I’m all for muddy waters and slow development of LLMs at this juncture. The world is enough of a capitalist horrorshow and so far all this tech provides is a faster way to accelerate the already ridiculously wide class divide. Just my cynical luddite take of the day…
deleted by creator
One of the things they are alleging is that the books were acquired illegally
That is a separate crime. And it’s the distribution part that’s illegal, so the lawsuit should be aimed at Library Genesis for that part.
They’re “complaining” about unique qualities of their art being used, without consent, to create new things which ultimately de-value their original art.
It’s a debate to be had, I’m not clearly in favour of either argument here, but it’s quite obvious what they’re upset with.
If it’s a debate to be had then it’s something that should have been debated hundreds of years ago when copyright was first invented, because every author or artist re-uses the “unique qualities” of other peoples’ art when making their own new stuff.
There’s the famous “good authors copy, great authors steal” quote, but I rather like the related one by C. E. M. Joad mentioned in that article: “the height of originality is skill in concealing origins.”
I think the main difference between derivative/inspired works created by humans and those created by AI is the presence of “creative effort.” This is something that humans can do, but narrow AI cannot.
Even bland statements humans make about nonfiction facts have some creativity in them, even if the ideas are non-copyrightable (e.g., I cannot copyright the fact that the declaration of independence was signed in 1776. However, the exact way I present this fact can be copyrightable- a timeline, chart, table, passage of text, etc. could all be copyrightable).
“Creative effort” is a hard thing to pin down, since “effort” alone does not qualify (e.g., I can’t copyright a phone directory even if I spent a lot of effort collecting names/numbers, since simply putting names and numbers alongside each other in alphabetical isn’t particularly creative or original). I don’t think there’s really a bright line test for what constitutes as “creative,” but it doesn’t take a lot.

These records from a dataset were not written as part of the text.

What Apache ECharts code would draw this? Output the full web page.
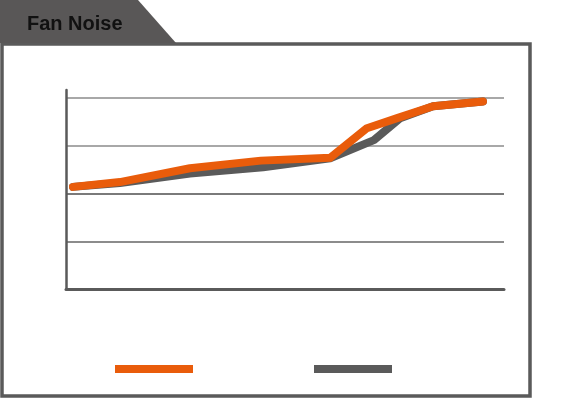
<!DOCTYPE html>
<html>
<head>
<meta charset="utf-8">
<style>
  html, body { margin: 0; padding: 0; background: #fff; }
  #chart { width: 577px; height: 399px; }
</style>
<script src="https://cdn.jsdelivr.net/npm/echarts@6/dist/echarts.min.js"></script>
</head>
<body>
<div id="chart"></div>
<script>
// data (x as position 0-100, y as grid units 0-4)
var seriesNames = ["Fan A", "Fan B"];
var orangeX = [1.6, 12.3, 28.3, 44.5, 60.3, 68.7, 75.6, 83.8, 95.2];
var orangeY = [2.14, 2.24, 2.53, 2.69, 2.75, 3.37, 3.58, 3.83, 3.93];
var grayX = [1.6, 12.3, 28.3, 45.0, 60.3, 70.3, 76.3, 83.8, 95.2];
var grayY = [2.14, 2.22, 2.42, 2.55, 2.74, 3.12, 3.58, 3.83, 3.93];

function pairs(xs, ys) {
  return xs.map(function (x, i) { return [x, ys[i]]; });
}

var myChart = echarts.init(document.getElementById("chart"));
var option = {
  animation: false,
  backgroundColor: "#fff",
  graphic: [
    {
      type: "rect",
      shape: { x: 2, y: 44, width: 528, height: 352 },
      style: { fill: "#fff", stroke: "#5a5a5a", lineWidth: 3.5 },
      z: -10
    },
    {
      type: "polygon",
      shape: { points: [[0, 0], [138, 0], [176, 43], [0, 43]] },
      style: { fill: "#595757" },
      z: -5
    },
    {
      type: "text",
      left: 27,
      top: 14,
      style: {
        text: "Fan Noise",
        fill: "#111",
        font: "bold 20px 'Liberation Sans', Arial, sans-serif"
      }
    }
  ],
  legend: {
    left: 115,
    top: 365,
    padding: 0,
    icon: "rect",
    itemWidth: 78,
    itemHeight: 8,
    itemGap: 121,
    formatter: function () { return ""; },
    data: seriesNames
  },
  grid: { left: 66, right: 73, top: 90, bottom: 110 },
  xAxis: {
    type: "value",
    min: 0,
    max: 100,
    axisLine: { show: true, lineStyle: { color: "#5a5a5a", width: 3 } },
    axisTick: { show: false },
    axisLabel: { show: false },
    splitLine: { show: false }
  },
  yAxis: {
    type: "value",
    min: 0,
    max: 4.17,
    interval: 1,
    axisLine: { show: true, lineStyle: { color: "#5a5a5a", width: 2.5 } },
    axisTick: { show: false },
    axisLabel: { show: false },
    splitLine: {
      show: true,
      showMaxLine: false,
      lineStyle: { color: ["#777", "#8c8c8c", "#7a7a7a", "#a8a8a8", "#a8a8a8"], width: 2 }
    }
  },
  series: [
    {
      name: seriesNames[0],
      type: "line",
      data: pairs(orangeX, orangeY),
      showSymbol: false,
      color: "#e95c0b",
      itemStyle: { color: "#e95c0b" },
      lineStyle: { color: "#e95c0b", width: 8, cap: "round", join: "round" },
      z: 3
    },
    {
      name: seriesNames[1],
      type: "line",
      data: pairs(grayX, grayY),
      showSymbol: false,
      color: "#5a5a5a",
      itemStyle: { color: "#5a5a5a" },
      lineStyle: { color: "#5a5a5a", width: 8, cap: "round", join: "round" },
      z: 2
    }
  ]
};
myChart.setOption(option);
</script>
</body>
</html>
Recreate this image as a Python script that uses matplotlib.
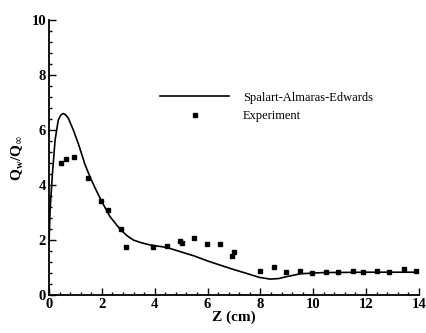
import matplotlib
matplotlib.use("Agg")
import matplotlib.pyplot as plt
from matplotlib.ticker import MultipleLocator

# Spalart-Almaras-Edwards curve
sae_z = [0.0, 0.04, 0.13, 0.23, 0.35, 0.45, 0.54, 0.63, 0.73, 0.92, 1.11, 1.36, 1.55, 1.74,
         2.0, 2.31, 2.69, 2.95, 3.19, 3.5, 3.83, 4.46, 4.96, 5.5, 5.97, 6.5, 6.98, 7.5,
         7.97, 8.37, 8.7, 9.0, 9.5, 10.0, 10.5, 11.0, 12.0, 13.0, 14.0]
sae_q = [1.88, 3.09, 4.42, 5.64, 6.36, 6.55, 6.6, 6.55, 6.43, 6.0, 5.5, 4.75, 4.3, 3.9,
         3.39, 2.85, 2.39, 2.16, 2.0, 1.9, 1.82, 1.73, 1.58, 1.42, 1.25, 1.08, 0.93, 0.78,
         0.64, 0.58, 0.6, 0.67, 0.77, 0.8, 0.82, 0.82, 0.83, 0.83, 0.83]

# Experiment
exp_z = [0.47, 0.64, 0.96, 1.49, 1.97, 2.22, 2.73, 2.92, 3.93, 4.47, 4.94, 5.02, 5.49,
         5.98, 6.49, 6.94, 7.0, 7.97, 8.52, 8.98, 9.5, 9.97, 10.5, 10.93, 11.49, 11.88,
         12.41, 12.85, 13.45, 13.9]
exp_q = [4.79, 4.95, 5.03, 4.27, 3.41, 3.09, 2.39, 1.73, 1.76, 1.78, 1.97, 1.9, 2.06,
         1.85, 1.85, 1.42, 1.58, 0.87, 1.03, 0.82, 0.87, 0.8, 0.85, 0.85, 0.88, 0.85,
         0.88, 0.82, 0.95, 0.88]

plt.rcParams['font.family'] = ['Liberation Serif', 'DejaVu Serif']

fig = plt.figure(figsize=(4.27, 3.33), dpi=100)
ax = fig.add_axes([0.1148, 0.114, 0.8662, 0.826])

l1, = ax.plot(sae_z, sae_q, color='black', lw=1.2, label='Spalart-Almaras-Edwards')
l2, = ax.plot(exp_z, exp_q, 's', color='black', ms=2.8, label='Experiment')

ax.set_xlim(0, 14)
ax.set_ylim(0, 10)
ax.xaxis.set_major_locator(MultipleLocator(2))
ax.xaxis.set_minor_locator(MultipleLocator(0.4))
ax.yaxis.set_major_locator(MultipleLocator(2))
ax.yaxis.set_minor_locator(MultipleLocator(0.4))
ax.tick_params(which='both', direction='in', width=1)
ax.tick_params(which='major', length=5, labelsize=10.5, pad=2)
ax.tick_params(which='minor', length=2.5)
for lab in ax.get_xticklabels() + ax.get_yticklabels():
    lab.set_fontweight('bold')
ax.spines['top'].set_visible(False)
ax.spines['right'].set_visible(False)
ax.spines['left'].set_linewidth(1.3)
ax.spines['bottom'].set_linewidth(1.3)

ax.set_xlabel('Z (cm)', fontsize=11, fontweight='bold', labelpad=0)
ax.set_ylabel(r'Q$_\mathregular{w}$/Q$_\infty$', fontsize=11, fontweight='bold', labelpad=4)

ax.legend(handles=[l1, l2], loc='upper left', bbox_to_anchor=(0.27, 0.78), frameon=False,
          fontsize=9, handlelength=5.5, handletextpad=1.1, labelspacing=0.5)

fig.savefig('out.png', dpi=100)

Randomness doesn’t qualify either (e.g., I can’t just pick a random stone out of a stream and declare copyright on it, even if it’s a very unique-looking rock).
Narrow AI is ultimately just a very complex algorithm created based on training data. This is oversimplifying a lot of steps involved, but there isn’t anything “creative” or “subjective” involved in how an LLM creates passages of text. At most, I think you could say that the developers of the AI have copyright over the initial code used to make that AI. I think that the outputs of some functional AI could be copyrightable by its developers, but I don’t think any machine-learning AI would really qualify if it’s the sole source of the work.
Personally, I think that the results of what an AI like Midjourney or ChatGPT creates would fall under public domain. Most of the time, it’s removed enough from the source material that it’s not really derivative anymore. However, I think if someone were to prompt one of these AI to create a work that explicitly mimics that of an author or artist, that could be infringement.
IANAL, this is just one random internet user’s opinion.